Во-вторых, это стихотворение просто. Для нас в данном случае важно, что чрезвычайно проста и даже, пожалуй, однообразна его ритмическая сторона, если рассматривать ее обособленно от «смысла». Оно написано правильным («однофигурным», по терминологии А. П. Квятковского) трехдольным размером, полносложным трехстопным анапестом, наименее приспособленным для всевозможных ритмических вариаций; здесь метр, почти совпадая со своей ритмической реализацией, выступает как бы в чистом, неосложненном виде. Он так элементарен, что только чудом не скучен. Эта его элементарность дает нам право говорить не столько о свойствах данного трехдольника, сколько о необходимости и незаменимости в стихе метричности как таковой. Строфика здесь проста не менее, чем метрическая схема и ритмический рисунок. Каждое четверостишие (опять-таки элементарнейшая и распространеннейшая разновидность строфы) замыкает в себе одно предложение; в конце каждой строфы – точка. Синтаксическое членение так идеально совпадает со строфическим, что последнее представляется даже как бы излишним. Наконец, логическая сторона этого стихотворения абсолютно понятна, ничем не отуманена. Словами и целыми фразами Заболоцкого мог бы воспользоваться любой прозаик классической школы.
В-третьих, это стихотворение содержит в себе повествовательный элемент. Оно внешне напоминает рассказ: в такую-то пору, там-то я, гуляя, встретил человека, с которым происходило то-то. Для нас это внешнее подобие окажется поучительным, когда мы станем выяснять, чем же отличается построение лирического стихотворения от построения рассказа.
С сопоставления стиха с прозой я и начну свой «эксперимент». В отличие от опыта прозаического пересказа стиха у Белого я постараюсь не изменить ни одного слова и сохранить те инверсии,[49]
которые диктуются не требованиями размера, а требованиями смысловой выразительности и которые не только вполне допустимы, но даже неизбежны в художественной прозе. То есть я попытаюсь «преобразовать» стих не в намеренно корявый «подстрочник», а в как можно более естественную прозаическую речь.Получается следующее.
«Апрель приближался к середине. Упадая с откоса, бил ручей. День и ночь на плотине грохотал деревянный лоток водосброса.
Здесь, под сенью дряхлеющих ветел, любая из которых – калека, я однажды, гуляя, заметил человека, мне незнакомого. Он стоял и держал пред собою ковригу непочатого хлеба и перелистывал старую книгу свободной от груза рукою.
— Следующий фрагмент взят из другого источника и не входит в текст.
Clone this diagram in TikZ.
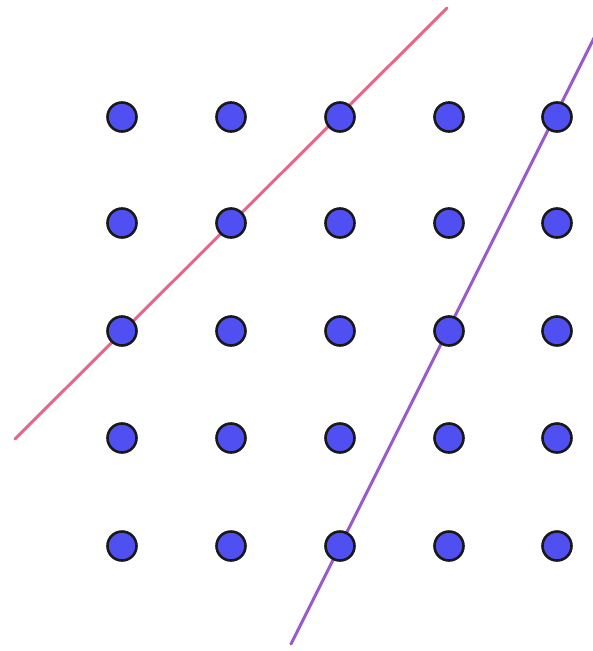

Лоб его бороздила забота, и тело не выдалось здоровьем, но упорная работа мысли владела глубиной его сердца.
Пробежав страницу за страницей, он вздымал удивленное око, наблюдая устремленную в пену потока вереницу ручьев.
В этот миг перед ним открывалось то, что доселе было незримо, и душа его поднималась в мир, как дитя из своей колыбели.
А грачи кричали так безумно и ветлы шумели так яростно, что, казалось, не хотели отнимать у него остаток печали».
Что обаяние стихотворения разрушится и сила воздействия его улетучится, можно было предсказать наверняка и до осуществления «эксперимента». Что же именно разрушилось и улетучилось?
Прежде всего нетрудно заметить, что стихотворение, вернее, то, что от него осталось, потеряло всякую законченность, завершенность, «закругленность». Оно превратилось в начало без конца, в эпизод, не мотивированный дальнейшим (отсутствующим) ходом повествования, неизвестно зачем и к чему рассказанный, в обрывок утерянной рукописи. В частности, пока последняя фраза «рассказа» пребывала мерной и строфичной, она воспринималась не только как заключительный аккорд, как формальное «мелодическое» разрешение (Б. Эйхенбаум, вероятно, указал бы здесь на итоговый союз «а» со значением «между тем», предвещающий интонационно-синтаксический «каданс»), но и как сгусток какого-то глубинного итогового смысла. И вдруг в «обнаженном» виде предстала перед нами загадочная – теперь уже не своей содержательностью, а своей запутанностью – фраза о каком-то остатке печали… Итак, казалось, что нам нечто рассказано и высказано; «на самом деле» нам только начали что-то рассказывать, а потом внезапно прервали повествование туманной и темной фразой.
Затем, в искусственно полученном прозаическом отрывке мы обнаруживаем бесстильность, вернее аляповатую разностильность. На фоне обстоятельного в своих вещественных подробностях вступления и по соседству со словом «калека» высокостильное «под сенью» звучит диссонансом: «под сенью калек». Точно также «незримо» и «доселе» несоотносимы с предшествующей им неловкой фразой: «упорная работа мысли владела глубиной его сердца», фраза эта, лишившись метрической опоры, кажется едва ли не пародией на полуграмотное графоманское словоплетение. Что это – недостаток художественного вкуса, подштукатуренный равномерной «музыкой» стиха?